Aim> Below is a listing; print exactly its lines from the one containing "Rebuild this chart" down to the one containing "return (ext.y0 + ext.y1) / 2", both inclusive, with every picture left out.

::: Data extract :::

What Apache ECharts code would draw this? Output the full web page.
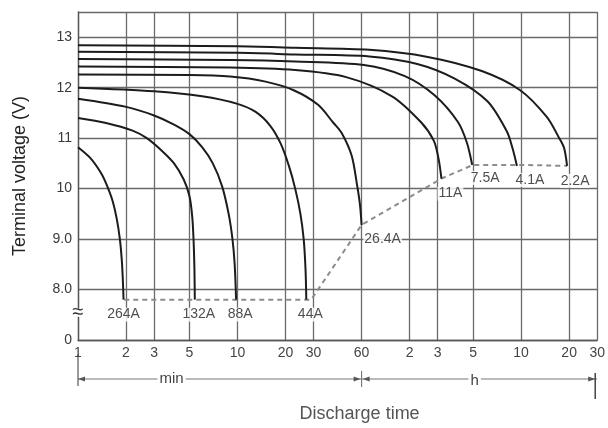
<!DOCTYPE html>
<html><head><meta charset="utf-8">
<script src="https://cdn.jsdelivr.net/npm/echarts@6/dist/echarts.min.js"></script>
<style>html,body{margin:0;padding:0;background:#fff}#c{width:608px;height:428px}</style>
</head><body><div id="c"></div>
<script>
// ---- data (time in minutes, voltage in V) ----
const xTickValues = [1,2,3,5,10,20,30,60,120,180,300,600,1200,1800];
const xTickLabels = ['1','2','3','5','10','20','30','60','2','3','5','10','20','30'];
const yTickValues = [7,8,9,10,11,12,13];
const yTickLabels = ['0','8.0','9.0','10','11','12','13'];
const currents = ['264A','132A','88A','44A','26.4A','11A','7.5A','4.1A','2.2A'];

const c264 = [[1,10.82],[1.2,10.6],[1.4,10.3],[1.52,10.06],[1.65,9.75],[1.75,9.4],[1.83,9.0],[1.88,8.6],[1.91,8.2],[1.93,7.8]];
const c132 = [[1,11.4],[1.5,11.3],[2.2,11.15],[2.7,11.0],[3.3,10.77],[4,10.5],[4.6,10.18],[5.0,9.85],[5.2,9.45],[5.3,9.0],[5.37,8.4],[5.4,7.8]];
const c88  = [[1,11.78],[2,11.62],[3,11.45],[4,11.27],[5,11.08],[6,10.82],[7,10.5],[8,10.05],[8.8,9.5],[9.3,9.0],[9.6,8.5],[9.8,7.8]];
const c44  = [[1,12.0],[3,11.93],[6,11.83],[10,11.68],[13,11.52],[16,11.25],[18.6,10.9],[21,10.45],[23,10.0],[24.8,9.5],[26,9.0],[26.7,8.4],[27,7.8]];
const c26  = [[1,12.26],[5,12.25],[9,12.22],[15,12.12],[22.5,11.95],[32,11.66],[40,11.3],[45,11.1],[52,10.65],[56,10.1],[58.5,9.7],[60,9.28]];
const c11  = [[1,12.42],[9,12.4],[23,12.35],[48,12.21],[93,11.83],[142,11.31],[170,10.95],[182,10.6],[190,10.2]];
const c75  = [[1,12.57],[9,12.55],[23,12.52],[62,12.45],[112,12.23],[172,11.85],[241,11.32],[275,10.9],[296,10.47]];
const c41  = [[1,12.71],[10,12.69],[23,12.66],[67,12.62],[134,12.47],[230,12.18],[369,11.73],[487,11.14],[530,10.8],[565,10.45]];
const c22  = [[1,12.84],[10,12.82],[23,12.79],[67,12.75],[156,12.61],[340,12.33],[592,11.95],[869,11.42],[1040,11.0],[1117,10.8],[1165,10.45]];
const cutoff = [[1.95,7.8],[29,7.8],[60,9.28],[190,10.2],[300,10.47],[600,10.47],[1165,10.45]];

// ---- styles ----
const curves = [c264,c132,c88,c44,c26,c11,c75,c41,c22];
const labelOffsets = [[0,15],[4,15],[4,15],[4,15],[21,14],[9,15],[13,13],[13,14],[8,15]];
const FONT = 'Liberation Sans, Arial, Helvetica, sans-serif';

function xLabel(v){
  for (let i=0;i<xTickValues.length;i++){ if (Math.abs(Math.log(v/xTickValues[i]))<1e-6) return xTickLabels[i]; }
  return '';
}
function yLabel(v){
  for (let i=0;i<yTickValues.length;i++){ if (Math.abs(v-yTickValues[i])<1e-6) return yTickLabels[i]; }
  return '';
}

const series = curves.map((d,i)=>({
  name: currents[i], type:'line', data:d, showSymbol:false, smooth:0.3,
  lineStyle:{color:'#1c1c1c', width:2}, z:3, silent:true
}));
series.unshift({
  name:'cutoff', type:'line', data:cutoff, showSymbol:false,
  lineStyle:{color:'#8c8c8c', width:2, type:[5,4]}, z:2, silent:true
});
series.push({
  name:'labels', type:'scatter', symbolSize:0, z:5, silent:true,
  data: curves.map((d,i)=>({
    value: d[d.length-1],
    label:{show:true, position:'inside', offset:labelOffsets[i], formatter: currents[i],
      fontSize:14, fontFamily:FONT, color:'#222', backgroundColor:'#fff', padding:[0,1]}
  }))
});

const option = {
  animation:false,
  backgroundColor:'#fff',
  grid:{left:78, right:8, top:12, bottom:88},
  xAxis:{
    type:'log', logBase:10, min:1, max:1800,
    axisLine:{show:true, lineStyle:{color:'#555', width:1.3}},
    axisTick:{show:false, customValues:xTickValues},
    axisLabel:{customValues:xTickValues, formatter:xLabel, fontSize:14, fontFamily:FONT, color:'#444', margin:6},
    splitLine:{show:true, lineStyle:{color:'#6a6a6a', width:1.3}},
    minorSplitLine:{show:false}
  },
  yAxis:{
    type:'value', min:7, max:13.5, interval:1,
    axisLine:{show:true, lineStyle:{color:'#555', width:1.3}},
    axisTick:{show:false},
    axisLabel:{formatter:yLabel, fontSize:14, fontFamily:FONT, color:'#3a3a3a', margin:6, showMaxLabel:false},
    splitLine:{show:true, lineStyle:{color:'#6a6a6a', width:1.3}}
  },
  series
};

const chart = echarts.init(document.getElementById('c'));
chart.setOption(option);

const px = v => chart.convertToPixel({xAxisIndex:0}, v);
const py = v => chart.convertToPixel({yAxisIndex:0}, v);
const x1 = px(1), x60 = px(60), xEnd = px(1800);
const y0 = py(7), y8 = py(8);
const yb = y0 + 39;
const lc = '#777';
function tri(x, y, dir){ return {type:'polygon', shape:{points:[[x,y],[x-dir*7,y-2.5],[x-dir*7,y+2.5]]}, style:{fill:'#555'}}; }
const yBreak = y8 + 0.46*(y0-y8);

chart.setOption({graphic:[
  {type:'line', shape:{x1:x1,y1:y0+14,x2:x1,y2:y0+46}, style:{stroke:'#555', lineWidth:1.2}},
  {type:'line', shape:{x1:x1,y1:yb,x2:x60,y2:yb}, style:{stroke:lc, lineWidth:1}},
  {type:'line', shape:{x1:x60,y1:yb,x2:xEnd,y2:yb}, style:{stroke:lc, lineWidth:1}},
  {type:'line', shape:{x1:x60,y1:yb-8,x2:x60,y2:yb+8}, style:{stroke:'#666', lineWidth:1}},
  {type:'line', shape:{x1:xEnd-2,y1:yb-6,x2:xEnd-2,y2:yb+20}, style:{stroke:'#444', lineWidth:1.5}},
  tri(x1,yb,-1), tri(x60-1,yb,1), tri(x60+1,yb,-1), tri(xEnd-2,yb,1),
  {type:'text', x:x1+0.33*(x60-x1), y:yb, style:{text:'min', font:'15px '+FONT, fill:'#444', align:'center', verticalAlign:'middle', backgroundColor:'#fff', padding:[0,2]}},
  {type:'text', x:x60+0.48*(xEnd-x60), y:yb+2, style:{text:'h', font:'15px '+FONT, fill:'#444', align:'center', verticalAlign:'middle', backgroundColor:'#fff', padding:[0,2]}},
  {type:'text', x:x60-2, y:yb+35, style:{text:'Discharge time', font:'18px '+FONT, fill:'#555', align:'center', verticalAlign:'middle'}},
  {type:'text', x:20, y:(y0+py(13.5))/2, rotation:Math.PI/2, style:{text:'Terminal voltage (V)', font:'18px '+FONT, fill:'#222', align:'center', verticalAlign:'middle'}},
  {type:'rect', shape:{x:x1-7,y:yBreak-4,width:14,height:8}, style:{fill:'#fff'}, z:10},
  {type:'text', x:x1, y:yBreak, style:{text:'≈', font:'20px '+FONT, fill:'#333', align:'center', verticalAlign:'middle'}, z:11}
]});
</script></body></html>
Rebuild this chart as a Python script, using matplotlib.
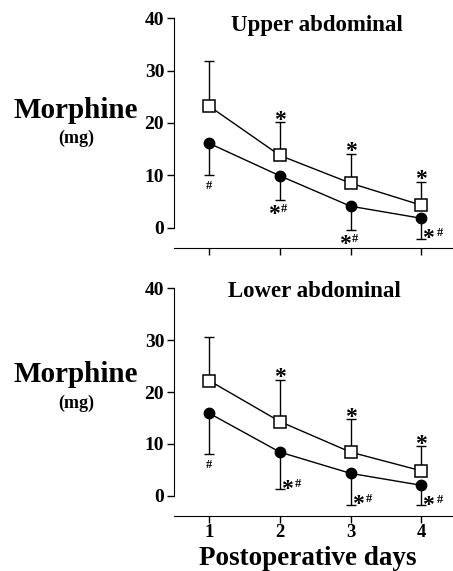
import matplotlib.pyplot as plt
from matplotlib.font_manager import FontProperties
from matplotlib.textpath import TextPath

plt.rcParams['font.family'] = ['Liberation Serif', 'DejaVu Serif']
plt.rcParams['font.weight'] = 'bold'

days = [1, 2, 3, 4]

# upper abdominal
upper_sq = [23.2, 13.8, 8.5, 4.3]
upper_sq_err = [8.6, 6.3, 5.6, 4.4]
upper_ci = [16.1, 9.9, 4.1, 1.8]
upper_ci_err = [6.0, 4.6, 4.5, 4.0]

# lower abdominal
lower_sq = [22.2, 14.3, 8.4, 4.8]
lower_sq_err = [8.5, 8.0, 6.3, 4.7]
lower_ci = [15.9, 8.4, 4.3, 2.0]
lower_ci_err = [7.8, 7.2, 6.1, 3.9]

# significance marks
upper_sq_marks = ['', '*', '*', '*']
upper_ci_marks = ['#', '*#', '*#', '*#']
lower_sq_marks = ['', '*', '*', '*']
lower_ci_marks = ['#', '*#', '*#', '*#']

STAR_SIZE = 17
HASH_SIZE = 9
fp = FontProperties(family='Liberation Serif', weight='bold')


def inkCenter(s, size):
    # offset (points) from baseline to the middle of the glyph ink
    ext = TextPath((0, 0), s, size=size, prop=fp).get_extents()
    return (ext.y0 + ext.y1) / 2


def mark(ax, s, size, x, y, dx_px, dy_px):
    # put the ink centre of s at (x, y) + pixel offset
    dy = dy_px * 0.72 - inkCenter(s, size)
    ax.annotate(s, xy=(x, y), xytext=(dx_px * 0.72, dy), textcoords='offset points',
                ha='center', va='baseline', fontsize=size, fontweight='bold')


def drawPanel(ax, title, title_xy, sq, sq_err, ci, ci_err, sq_marks, ci_marks, ci_side):
    ax.errorbar(days, sq, yerr=[[0] * 4, sq_err], fmt='none', ecolor='black',
                elinewidth=1, capsize=3.5, capthick=1)
    ax.errorbar(days, ci, yerr=[ci_err, [0] * 4], fmt='none', ecolor='black',
                elinewidth=1, capsize=3.5, capthick=1)
    ax.plot(days, sq, '-s', color='black', markerfacecolor='white',
            markersize=8, markeredgewidth=1.1, lw=1, zorder=3)
    ax.plot(days, ci, '-o', color='black', markersize=7.5, lw=1, zorder=3)

    for d, v, e, m in zip(days, sq, sq_err, sq_marks):
        if m:
            mark(ax, '*', STAR_SIZE, d, v + e, 0, 8)
    for d, v, e, m, side in zip(days, ci, ci_err, ci_marks, ci_side):
        if m == '#':
            mark(ax, '#', HASH_SIZE, d, v - e, 0, -10)
        elif side == 'below':
            mark(ax, '*', STAR_SIZE, d, v - e, -6, -9)
            mark(ax, '#', HASH_SIZE, d, v - e, 4, -8)
        else:
            mark(ax, '*', STAR_SIZE, d, v - e, 7, 6)
            mark(ax, '#', HASH_SIZE, d, v - e, 18.5, 7)

    ax.set_xlim(0.5, 4.45)
    ax.set_ylim(-3.88, 40)
    ax.set_yticks([0, 10, 20, 30, 40])
    ax.set_xticks(days)
    ax.spines['top'].set_visible(False)
    ax.spines['right'].set_visible(False)
    ax.spines['left'].set_bounds(0, 40)
    ax.tick_params(axis='both', direction='out', length=5, width=1, labelsize=14, pad=2)
    ax.tick_params(axis='x', labelsize=13.5, pad=1)
    ax.text(title_xy[0], title_xy[1], title, ha='center', va='center',
            fontsize=16.5, fontweight='bold')


fig = plt.figure(figsize=(4.53, 5.71), dpi=100)
ax1 = fig.add_axes([0.384, 0.5657, 0.616, 0.4023])
ax2 = fig.add_axes([0.384, 0.0968, 0.616, 0.398])

drawPanel(ax1, 'Upper abdominal', (2.53, 38.7), upper_sq, upper_sq_err, upper_ci,
          upper_ci_err, upper_sq_marks, upper_ci_marks,
          ['below', 'below', 'below', 'right'])
drawPanel(ax2, 'Lower abdominal', (2.49, 39.5), lower_sq, lower_sq_err, lower_ci,
          lower_ci_err, lower_sq_marks, lower_ci_marks,
          ['below', 'right', 'right', 'right'])

ax1.set_xticklabels([])
fig.text(308 / 453, 1 - 565 / 571, 'Postoperative days', ha='center', va='baseline',
         fontsize=19.5, fontweight='bold')

for base, mg in [(118, 138), (382, 403)]:
    fig.text(76 / 453, 1 - base / 571, 'Morphine', ha='center', va='baseline',
             fontsize=21, fontweight='bold')
    fig.text(76 / 453, 1 - mg / 571, '(mg)', ha='center', va='center',
             fontsize=13, fontweight='bold')

fig.savefig('out.png', dpi=100)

:::

Written answer>
Rebuild this chart as a Python script, using matplotlib.
import matplotlib.pyplot as plt
from matplotlib.font_manager import FontProperties
from matplotlib.textpath import TextPath

plt.rcParams['font.family'] = ['Liberation Serif', 'DejaVu Serif']
plt.rcParams['font.weight'] = 'bold'

days = [1, 2, 3, 4]

# upper abdominal
upper_sq = [23.2, 13.8, 8.5, 4.3]
upper_sq_err = [8.6, 6.3, 5.6, 4.4]
upper_ci = [16.1, 9.9, 4.1, 1.8]
upper_ci_err = [6.0, 4.6, 4.5, 4.0]

# lower abdominal
lower_sq = [22.2, 14.3, 8.4, 4.8]
lower_sq_err = [8.5, 8.0, 6.3, 4.7]
lower_ci = [15.9, 8.4, 4.3, 2.0]
lower_ci_err = [7.8, 7.2, 6.1, 3.9]

# significance marks
upper_sq_marks = ['', '*', '*', '*']
upper_ci_marks = ['#', '*#', '*#', '*#']
lower_sq_marks = ['', '*', '*', '*']
lower_ci_marks = ['#', '*#', '*#', '*#']

STAR_SIZE = 17
HASH_SIZE = 9
fp = FontProperties(family='Liberation Serif', weight='bold')


def inkCenter(s, size):
    # offset (points) from baseline to the middle of the glyph ink
    ext = TextPath((0, 0), s, size=size, prop=fp).get_extents()
    return (ext.y0 + ext.y1) / 2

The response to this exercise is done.